> _GIVEN EXERCISE_
Leave out the pictures, and write out exactly the lines from the beginning of the material to the line holding "5.02, 5.05, 5.07];", that line included, and nothing else.

--- --- ---

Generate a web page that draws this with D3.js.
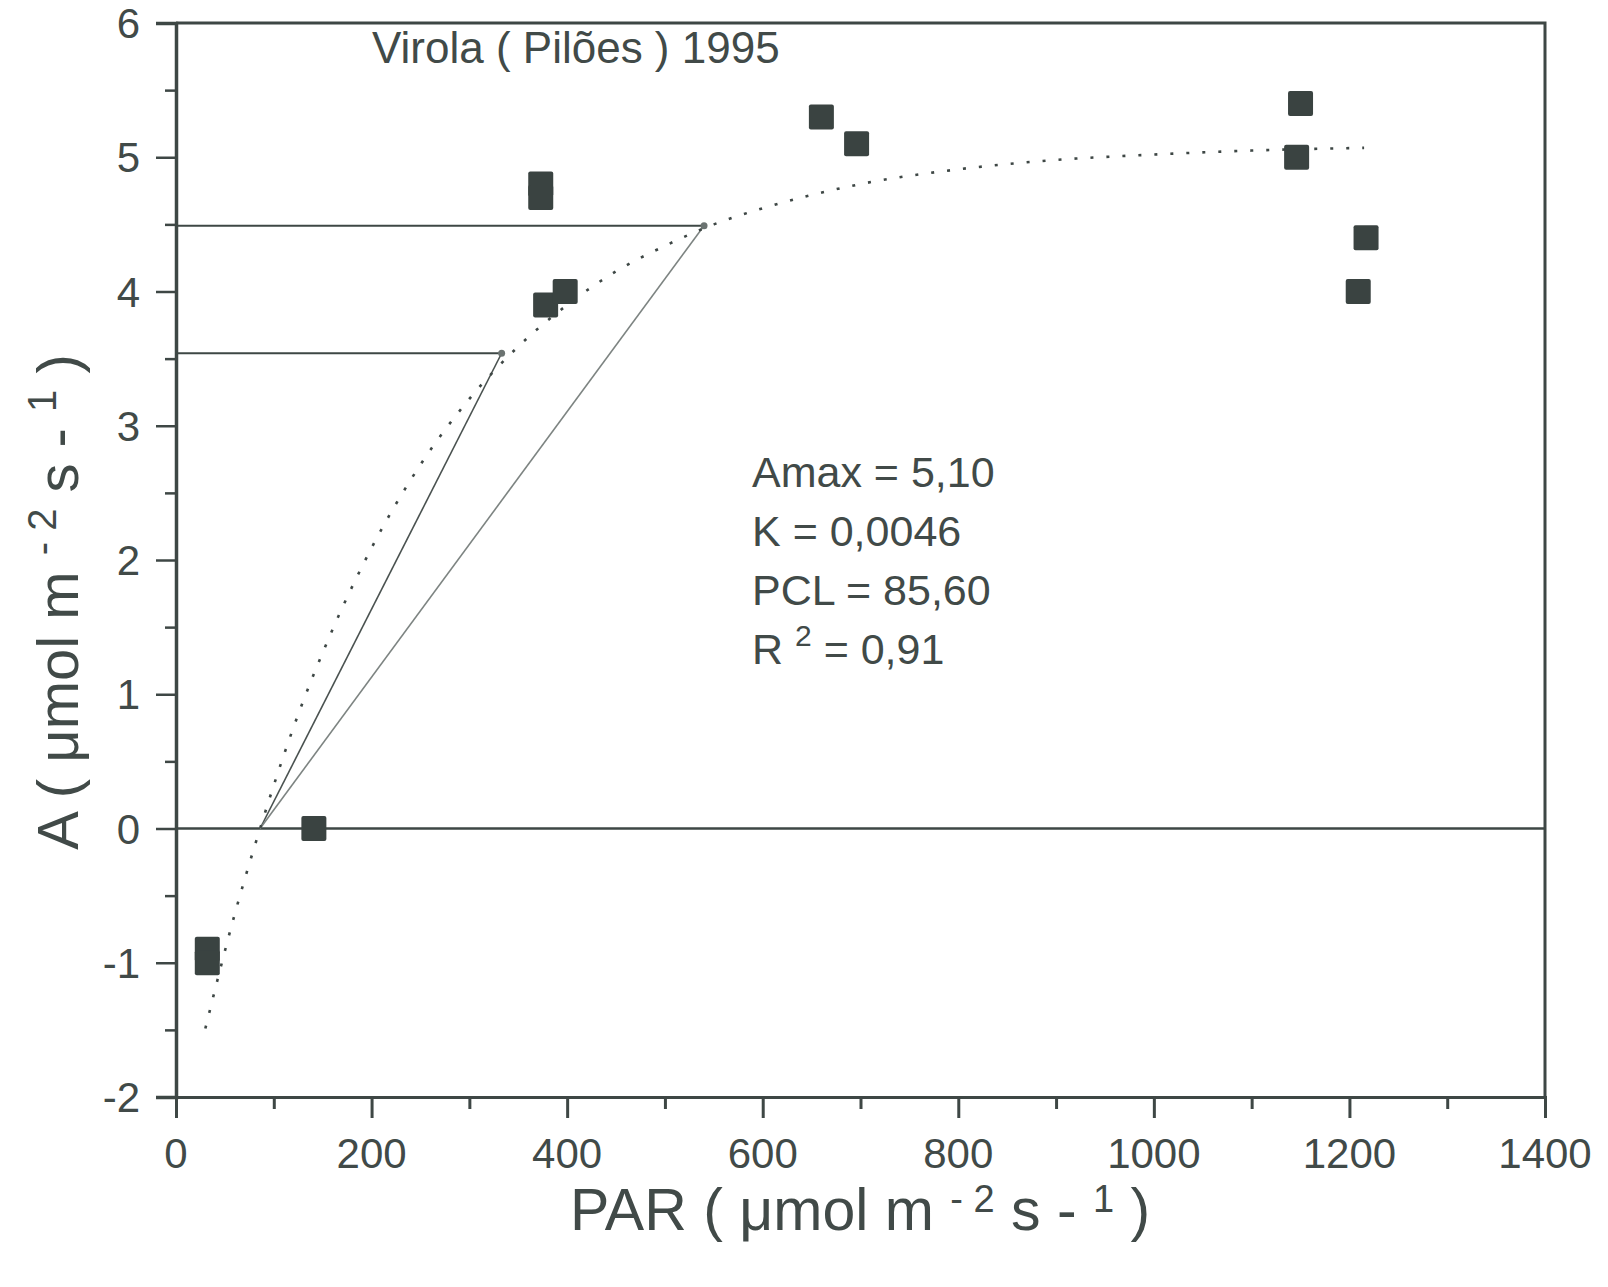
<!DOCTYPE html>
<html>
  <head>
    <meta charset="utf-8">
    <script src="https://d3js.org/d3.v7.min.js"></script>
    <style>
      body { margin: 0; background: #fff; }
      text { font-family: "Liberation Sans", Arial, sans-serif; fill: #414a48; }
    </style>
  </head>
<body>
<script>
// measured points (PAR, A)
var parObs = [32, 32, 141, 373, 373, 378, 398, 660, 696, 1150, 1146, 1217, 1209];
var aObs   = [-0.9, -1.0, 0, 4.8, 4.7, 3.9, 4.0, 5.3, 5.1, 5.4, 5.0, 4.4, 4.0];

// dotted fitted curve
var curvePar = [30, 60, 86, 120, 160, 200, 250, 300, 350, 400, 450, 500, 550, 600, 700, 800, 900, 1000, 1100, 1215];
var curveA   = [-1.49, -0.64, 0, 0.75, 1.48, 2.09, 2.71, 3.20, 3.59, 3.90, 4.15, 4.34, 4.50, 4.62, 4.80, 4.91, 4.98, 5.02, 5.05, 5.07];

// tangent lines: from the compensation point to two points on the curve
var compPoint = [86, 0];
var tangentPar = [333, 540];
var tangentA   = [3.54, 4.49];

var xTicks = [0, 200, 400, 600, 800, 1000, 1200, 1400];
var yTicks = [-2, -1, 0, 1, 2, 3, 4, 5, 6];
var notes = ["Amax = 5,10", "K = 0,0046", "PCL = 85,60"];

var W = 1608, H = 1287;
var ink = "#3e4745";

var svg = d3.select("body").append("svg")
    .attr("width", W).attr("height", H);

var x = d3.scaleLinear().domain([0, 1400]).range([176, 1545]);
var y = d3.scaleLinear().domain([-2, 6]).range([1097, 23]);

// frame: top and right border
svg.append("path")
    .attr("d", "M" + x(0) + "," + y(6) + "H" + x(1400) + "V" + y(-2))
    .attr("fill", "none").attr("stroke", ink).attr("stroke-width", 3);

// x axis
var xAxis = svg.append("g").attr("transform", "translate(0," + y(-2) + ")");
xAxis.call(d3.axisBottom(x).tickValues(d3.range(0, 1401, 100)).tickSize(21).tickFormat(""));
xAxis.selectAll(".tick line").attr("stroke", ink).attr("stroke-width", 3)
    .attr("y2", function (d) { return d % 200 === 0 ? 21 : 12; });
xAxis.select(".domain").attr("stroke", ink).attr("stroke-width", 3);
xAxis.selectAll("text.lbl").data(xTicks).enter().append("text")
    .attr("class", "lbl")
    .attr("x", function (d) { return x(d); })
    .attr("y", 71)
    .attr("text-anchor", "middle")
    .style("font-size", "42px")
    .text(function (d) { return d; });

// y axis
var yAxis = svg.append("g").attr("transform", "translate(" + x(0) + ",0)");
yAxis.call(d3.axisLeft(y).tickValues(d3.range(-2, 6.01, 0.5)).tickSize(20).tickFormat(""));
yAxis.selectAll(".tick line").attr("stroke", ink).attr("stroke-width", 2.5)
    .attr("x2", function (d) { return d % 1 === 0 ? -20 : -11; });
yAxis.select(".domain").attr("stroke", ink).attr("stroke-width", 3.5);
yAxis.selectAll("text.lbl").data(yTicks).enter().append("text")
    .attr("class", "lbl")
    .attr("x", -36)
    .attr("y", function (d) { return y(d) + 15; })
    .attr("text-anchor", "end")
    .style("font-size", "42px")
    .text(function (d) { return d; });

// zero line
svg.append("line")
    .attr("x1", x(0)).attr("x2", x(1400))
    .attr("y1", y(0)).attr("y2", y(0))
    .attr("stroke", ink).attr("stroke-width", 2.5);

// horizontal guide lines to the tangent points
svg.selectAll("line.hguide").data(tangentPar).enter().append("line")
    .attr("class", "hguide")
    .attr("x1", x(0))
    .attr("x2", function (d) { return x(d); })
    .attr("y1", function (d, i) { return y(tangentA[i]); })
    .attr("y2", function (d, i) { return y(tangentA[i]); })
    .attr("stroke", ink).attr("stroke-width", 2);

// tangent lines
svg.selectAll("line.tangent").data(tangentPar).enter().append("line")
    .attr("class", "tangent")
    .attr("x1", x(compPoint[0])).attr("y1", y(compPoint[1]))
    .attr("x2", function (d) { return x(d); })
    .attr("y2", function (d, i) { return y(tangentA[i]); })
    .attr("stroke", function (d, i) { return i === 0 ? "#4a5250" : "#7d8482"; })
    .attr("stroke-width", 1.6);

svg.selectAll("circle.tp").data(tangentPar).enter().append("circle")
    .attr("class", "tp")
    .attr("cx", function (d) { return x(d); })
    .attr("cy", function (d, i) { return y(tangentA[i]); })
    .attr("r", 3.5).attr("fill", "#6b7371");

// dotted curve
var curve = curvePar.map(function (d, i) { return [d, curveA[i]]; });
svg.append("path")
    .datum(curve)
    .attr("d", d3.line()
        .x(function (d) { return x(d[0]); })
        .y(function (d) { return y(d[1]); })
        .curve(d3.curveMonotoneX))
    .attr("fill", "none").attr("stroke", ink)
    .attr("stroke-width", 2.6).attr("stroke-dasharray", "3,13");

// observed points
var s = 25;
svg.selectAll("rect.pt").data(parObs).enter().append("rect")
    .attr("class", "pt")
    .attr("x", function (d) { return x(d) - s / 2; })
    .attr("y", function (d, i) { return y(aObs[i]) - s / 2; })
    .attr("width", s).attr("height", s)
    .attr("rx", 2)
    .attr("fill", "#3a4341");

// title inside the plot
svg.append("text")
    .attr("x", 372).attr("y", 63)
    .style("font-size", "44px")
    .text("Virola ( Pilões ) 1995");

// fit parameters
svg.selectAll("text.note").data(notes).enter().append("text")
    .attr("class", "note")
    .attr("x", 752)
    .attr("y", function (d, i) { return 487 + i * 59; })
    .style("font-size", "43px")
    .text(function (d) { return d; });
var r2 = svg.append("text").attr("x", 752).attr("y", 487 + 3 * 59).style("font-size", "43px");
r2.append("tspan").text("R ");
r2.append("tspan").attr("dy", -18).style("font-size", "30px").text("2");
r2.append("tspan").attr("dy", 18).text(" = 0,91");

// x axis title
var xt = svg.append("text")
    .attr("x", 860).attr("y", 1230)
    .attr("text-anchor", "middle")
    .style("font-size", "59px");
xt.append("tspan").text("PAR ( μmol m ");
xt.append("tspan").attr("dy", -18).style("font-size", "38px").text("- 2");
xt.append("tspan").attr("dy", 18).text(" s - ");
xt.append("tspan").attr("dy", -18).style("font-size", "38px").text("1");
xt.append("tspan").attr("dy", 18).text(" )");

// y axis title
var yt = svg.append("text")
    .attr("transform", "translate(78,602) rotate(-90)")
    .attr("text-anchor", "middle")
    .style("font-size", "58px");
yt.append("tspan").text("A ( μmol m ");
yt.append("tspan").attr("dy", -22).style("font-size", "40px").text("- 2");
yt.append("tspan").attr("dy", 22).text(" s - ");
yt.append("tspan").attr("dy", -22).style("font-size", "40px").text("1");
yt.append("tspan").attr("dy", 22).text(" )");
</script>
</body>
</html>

--- --- ---

> _COMPLETE OUTPUT_
Generate a web page that draws this with D3.js.
<!DOCTYPE html>
<html>
  <head>
    <meta charset="utf-8">
    <script src="https://d3js.org/d3.v7.min.js"></script>
    <style>
      body { margin: 0; background: #fff; }
      text { font-family: "Liberation Sans", Arial, sans-serif; fill: #414a48; }
    </style>
  </head>
<body>
<script>
// measured points (PAR, A)
var parObs = [32, 32, 141, 373, 373, 378, 398, 660, 696, 1150, 1146, 1217, 1209];
var aObs   = [-0.9, -1.0, 0, 4.8, 4.7, 3.9, 4.0, 5.3, 5.1, 5.4, 5.0, 4.4, 4.0];

// dotted fitted curve
var curvePar = [30, 60, 86, 120, 160, 200, 250, 300, 350, 400, 450, 500, 550, 600, 700, 800, 900, 1000, 1100, 1215];
var curveA   = [-1.49, -0.64, 0, 0.75, 1.48, 2.09, 2.71, 3.20, 3.59, 3.90, 4.15, 4.34, 4.50, 4.62, 4.80, 4.91, 4.98, 5.02, 5.05, 5.07];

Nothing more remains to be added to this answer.